A Photo & Discussion Forum for Wharram Design Enthusiasts
Todos os barcos de receber muita pressão mar, em direções diferentes. Alguns lugares cola melhor com pregos ou parafusos. Siga os planos Wharram é warranty de construção segura.
Fantastique, je comprends tout. Thank you Martin. Is it Portugese? I understand this, the pression on a hull, of course, but since it is said that the epoxy joint is stronger than the wood itself, I do not see why nails or screws are used permanently to keep pieces together. Is it only to maintain the plywood while the epoxy cures, or does it add a structural strength? However, I agree, better to stick to the plans, it is just bare curiosity.
When you joint one timber with one ply, you need one clamp each 20cm or less. If you use space inter clamps bigger then this, your joint will be fat, like waves in ply. In this case you need a lot of clamps, screws or nails works fast and better.

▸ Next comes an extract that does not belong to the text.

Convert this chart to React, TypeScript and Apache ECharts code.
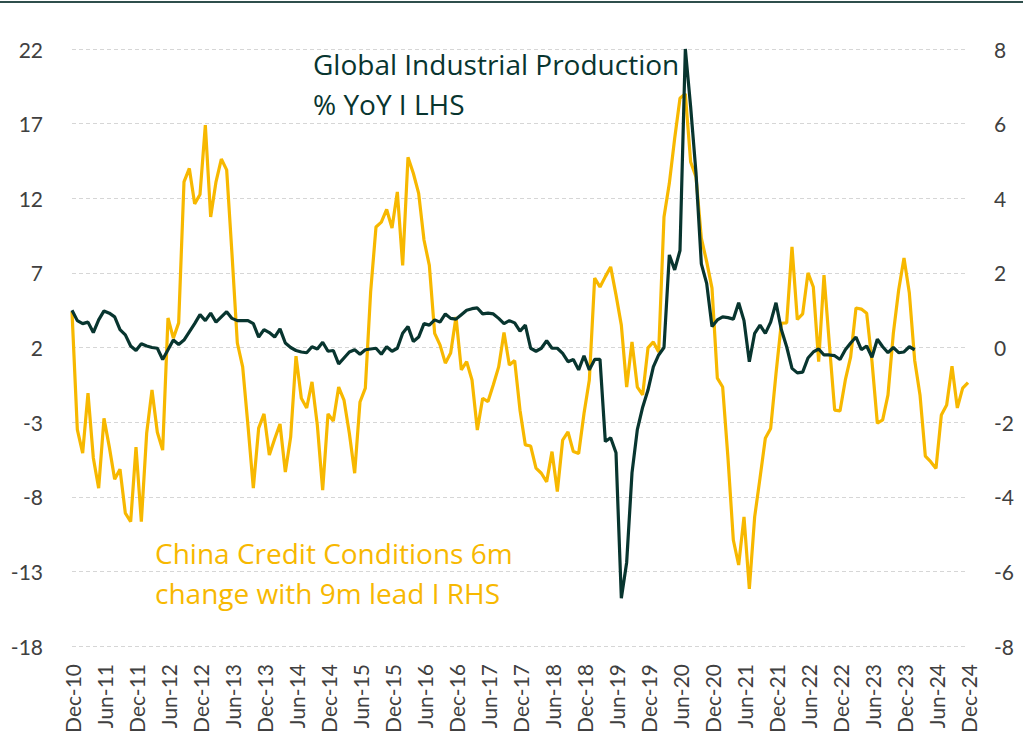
import React, { useEffect, useRef } from "react";
import * as echarts from "echarts";

const monthNames = ["Jan", "Feb", "Mar", "Apr", "May", "Jun", "Jul", "Aug", "Sep", "Oct", "Nov", "Dec"];
// Monthly categories Dec-10 .. Dec-24
const categories: string[] = [];
for (let i = 0; i < 169; i++) {
  const m = (11 + i) % 12;
  const y = 10 + Math.floor((11 + i) / 12);
  categories.push(`${monthNames[m]}-${String(y).padStart(2, "0")}`);
}

const leftTicks = [-18, -13, -8, -3, 2, 7, 12, 17, 22];

// Global Industrial Production % YoY (LHS)
const globalIP = [
  4.5, 3.8, 3.6, 3.7, 3.0, 3.85, 4.45, 4.3, 4.05, 3.2,
  2.85, 2.1, 1.8, 2.25, 2.1, 2.0, 1.95, 1.2, 1.85, 2.5,
  2.2, 2.5, 3.05, 3.6, 4.2, 3.8, 4.3, 3.7, 4.05, 4.4,
  3.95, 3.8, 3.8, 3.8, 3.6, 2.7, 3.2, 3.0, 2.7, 3.25,
  2.3, 2.0, 1.8, 1.7, 1.65, 2.05, 1.9, 2.35, 1.75, 1.8,
  0.9, 1.3, 1.7, 1.85, 1.55, 1.85, 1.9, 1.95, 1.55, 2.05,
  1.75, 1.95, 2.95, 3.4, 2.4, 2.7, 3.6, 3.5, 3.85, 3.7,
  4.25, 3.95, 3.9, 4.2, 4.5, 4.6, 4.65, 4.25, 4.3, 4.25,
  3.95, 3.6, 3.8, 3.65, 3.1, 3.5, 1.95, 1.75, 1.95, 2.45,
  1.95, 1.95, 1.6, 1.05, 1.2, 0.5, 1.45, 0.5, 1.2, 1.2,
  -4.3, -4.05, -5.05, -14.8, -12.4, -6.4, -3.5, -2.0, -0.85, 0.7,
  1.5, 2.0, 8.2, 7.2, 8.5, 22, 18.1, 13.7, 7.6, 6.3,
  3.4, 3.85, 4.05, 4.0, 3.9, 5.0, 3.8, 1.05, 2.95, 3.5,
  2.95, 3.7, 5.0, 3.2, 2.05, 0.6, 0.3, 0.35, 1.3, 1.7,
  1.9, 1.5, 1.5, 1.45, 1.2, 1.85, 2.3, 2.7, 1.85, 2.1,
  1.35, 2.55, 2.05, 1.65, 2.0, 1.65, 1.7, 2.05, 1.85,
];

// China Credit Conditions 6m change with 9m lead (RHS)
const chinaCredit = [
  0.96, -2.2, -2.83, -1.22, -2.96, -3.77, -1.9, -2.67, -3.53, -3.26,
  -4.44, -4.67, -2.67, -4.67, -2.3, -1.14, -2.27, -2.75, 0.79, 0.25,
  0.66, 4.44, 4.8, 3.85, 4.1, 5.96, 3.5, 4.44, 5.05, 4.76,
  2.5, 0.12, -0.52, -2.1, -3.77, -2.16, -1.78, -2.88, -2.45, -2.05,
  -3.34, -2.4, -0.23, -1.36, -1.62, -0.92, -2.08, -3.82, -1.78, -1.97,
  -1.06, -1.41, -2.3, -3.37, -1.46, -1.09, 1.5, 3.23, 3.36, 3.7,
  3.2, 4.17, 2.2, 5.1, 4.67, 4.13, 2.88, 2.2, 0.38, 0.07,
  -0.42, -0.15, 0.82, -0.6, -0.38, -0.87, -2.21, -1.36, -1.45, -1.0,
  -0.52, 0.4, -0.47, -0.35, -1.68, -2.61, -2.64, -3.23, -3.37, -3.6,
  -2.79, -3.86, -2.48, -2.26, -2.79, -2.84, -1.77, -0.87, 1.86, 1.62,
  1.9, 2.16, 1.41, 0.6, -1.06, 0.15, -1.06, -1.27, -0.01, 0.15,
  -0.12, 3.5, 4.4, 5.6, 6.68, 6.8, 4.97, 4.57, 2.93, 2.3,
  1.59, -0.82, -1.06, -2.97, -5.16, -5.83, -4.54, -6.47, -4.54, -3.5,
  -2.43, -2.17, -0.7, 0.65, 0.66, 2.7, 0.75, 0.9, 2.0, 1.62,
  -0.38, 1.94, 0.1, -1.68, -1.7, -0.87, -0.25, 1.06, 1.03, 0.92,
  -0.38, -2.03, -1.94, -1.27, 0.38, 1.54, 2.4, 1.46, -0.34, -1.27,
  -2.91, -3.06, -3.24, -1.81, -1.54, -0.5, -1.62, -1.09, -0.94,
];

const DARK = "#08352f";
const YELLOW = "#f7b800";
const LABEL = "#404040";
const FONT = "Lato, 'Noto Sans', sans-serif";
const NOTE_FONT = "'Open Sans', 'Noto Sans', sans-serif";

export default function App() {
  const ref = useRef<HTMLDivElement>(null);

  useEffect(() => {
    if (!ref.current) return;
    const chart = echarts.init(ref.current, undefined, { renderer: "svg" });
    chart.setOption({
      animation: false,
      backgroundColor: "#ffffff",
      textStyle: { fontFamily: FONT },
      grid: {
        left: 72,
        right: 55,
        top: 49,
        bottom: 96,
        containLabel: false,
        outerBoundsMode: "none",
      },
      xAxis: {
        type: "category",
        data: categories,
        boundaryGap: false,
        axisLine: { show: false },
        axisTick: { show: false },
        splitLine: { show: false },
        axisLabel: {
          interval: 5,
          rotate: 90,
          fontSize: 21,
          color: LABEL,
          fontFamily: FONT,
          margin: 18,
          hideOverlap: false,
        },
      },
      yAxis: [
        {
          type: "value",
          position: "left",
          min: -18,
          max: 22,
          axisLine: { show: false },
          axisTick: { show: false, customValues: leftTicks },
          splitLine: { show: false },
          axisLabel: {
            customValues: leftTicks,
            fontSize: 21,
            color: LABEL,
            fontFamily: FONT,
            margin: 29,
          },
        },
        {
          type: "value",
          position: "right",
          min: -8,
          max: 8,
          interval: 2,
          axisLine: { show: false },
          axisTick: { show: false },
          splitLine: {
            show: true,
            lineStyle: { color: "#d6d6d6", width: 1, type: [4, 3] },
          },
          axisLabel: {
            fontSize: 21,
            color: LABEL,
            fontFamily: FONT,
            margin: 26,
          },
        },
      ],
      series: [
        {
          name: "China Credit Conditions",
          type: "line",
          yAxisIndex: 1,
          data: chinaCredit,
          showSymbol: false,
          symbol: "none",
          lineStyle: { color: YELLOW, width: 3.2 },
          itemStyle: { color: YELLOW },
          z: 2,
        },
        {
          name: "Global Industrial Production",
          type: "line",
          yAxisIndex: 0,
          data: globalIP,
          showSymbol: false,
          symbol: "none",
          lineStyle: { color: DARK, width: 3.2 },
          itemStyle: { color: DARK },
          z: 3,
        },
      ],
      graphic: [
        {
          type: "rect",
          left: 0,
          top: 1,
          shape: { width: 1023, height: 2 },
          style: { fill: "#2f4f4c" },
          silent: true,
        },
        {
          type: "text",
          x: 313,
          y: 64,
          style: {
            text: "Global Industrial Production",
            fill: DARK,
            fontSize: 28,
            fontFamily: NOTE_FONT,
            verticalAlign: "middle",
          },
          z: 1,
        },
        {
          type: "text",
          x: 313,
          y: 104,
          style: {
            text: "% YoY I LHS",
            fill: DARK,
            fontSize: 28,
            fontFamily: NOTE_FONT,
            verticalAlign: "middle",
          },
          z: 1,
        },
        {
          type: "text",
          x: 155,
          y: 553,
          style: {
            text: "China Credit Conditions 6m",
            fill: YELLOW,
            fontSize: 28,
            fontFamily: NOTE_FONT,
            verticalAlign: "middle",
          },
        },
        {
          type: "text",
          x: 155,
          y: 593,
          style: {
            text: "change with 9m lead I RHS",
            fill: YELLOW,
            fontSize: 28,
            fontFamily: NOTE_FONT,
            verticalAlign: "middle",
          },
        },
      ],
    });
    return () => chart.dispose();
  }, []);

  return (
    <div
      ref={ref}
      style={{ position: "absolute", left: 0, top: 0, width: 1023, height: 742, background: "#fff" }}
    />
  );
}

And have some places in my boat which I use screws, only for security. Like a timber 4,5cmx4,5cm in crossbeams. It's suport all cockpit...8 people !!!
have a look at raptor nails.. Plastic nails that are epoxy friendly, pricey but friendly....
The thing you need to know is whether the nails are there for structural purposes or there for clamping purposes. My sense of Wharram is that they are there for structure. Shear clamps will delaminate after a long time, and the inside of the of Wharrma isn't sheathed so in a marine environment you will get lots of cycling of the humidity gradiant in the wood. Probably isn't going to happen but we do have a history of butt block failure in wooden multihulls going back to Piver.
The reason I think Wharram has them there for structural reasons, is a) they do provide structure, even though a wood/glue/wood bond is theoretically sound (most people can't tell you the factors that have to be observed to ensure that)), that is not the same thing as saying the nails have no function. When you get someone saying their glue bonds are 100% (which one would expect), Ask them if they tested it and for what failure mode. There are a lot of different modes in a boat.
b) it is the way Wharram builds, the boats are largely not haircut. They don't build them where one structure or detail offsets another, they stack all the rules on top of each other. If you look at fillet size, for instance the size used is the specification that the Gougeons have in their book for a situation where a shelf is epoxied to a wall by it's edge alone. That situation almost never comes up in boatbuilding. The parts are almost always mutually re-enforcing, and the fillets used would in most cases be about half the size specified.
So what do you say. In theory they could be a lot less structured, but then is one building a Wharram or something else.
So let's say you hit a container. In that failure mode you can have a huge load go right down a shear or chine clamp, and cause failure along the glue joint. It's just some rotary veneer stuff, in Asian pine. You get a huge zipper. Think in that shear failure mode a lot of marine hardware spreading the load out of the glueline might have helped? But hey, some guy in an online forum broke a sample over his knees in a totally different sample loading, and said you were good to go...
Would I prefer it if some of these joints weren't designed to rely on hardware, probably. But the pattern was set in the post 76 world when I was 17. I don't think it has been significantly rethought since then. There are advantages to building this way, as others have said. The fastest way to build is where you can always add pieces and don't loose buckets of time staging things for the next day.
I pulled all the feasters out of my 24 foot tri, that isn't really the point is it. That is how it was designed. Just changing a single dimension in the shear clamp would invalidate that approach. On the other hand I just glued the shears on my immaculately built canoe from around 1980, and after about 20 years the shear started falling off. I just reglued it with a couple of fasteners. Now it will outlast me. That boat was stored indoors 98% of the time, and so nothing bad happened.
Boats are designed to multiples of their max loads. The boat is not supposed to fall apart, that doesn't mean it is structurally strong. Aircraft are designed at something like 5 times max loading for the wings. They could cross the Atlantic hundreds of times, and never show a problem, doesn't mean anything. In and emergency one steeply banked turn could rip the wings off if they didn't conform to standard factors. The plans are expensive enough why not ask the designers what they intended.
In the case of Wharram builds, nails are used for work flow, while screws are used for clamping pressure.
The use of nails allows for continuous lamination - one layer over the next as the epoxy is curing. They are also used over long glue ups where the number of clamps to be used would be costly. You can see this in Classic designs, as well as in larger Tiki beam construction.
The use of screws are to provide temporary clamping pressures until the glue dries, then are removed and the holes filled. There is simply no way you can sheath the vertical side of a hull using clamps or weights. You screw the ply to the stringers then remove and fill once the epoxy has cured.
In the following picture, we laminated three layers of 5/4 lumber on the top and bottom of this 24' long beam in one day. We nailed on the first and second layers, then screwed on the third layer. The screws were later removed and the holes filled. In the photo, only the first layer has been installed, and we are coating to install the second layer on one side. Had we decided to use clamps instead of nails, we would have used every single clamp in the shop, and work would have stopped completely. What took a single day with nails and screws, would have taken six days with clamps.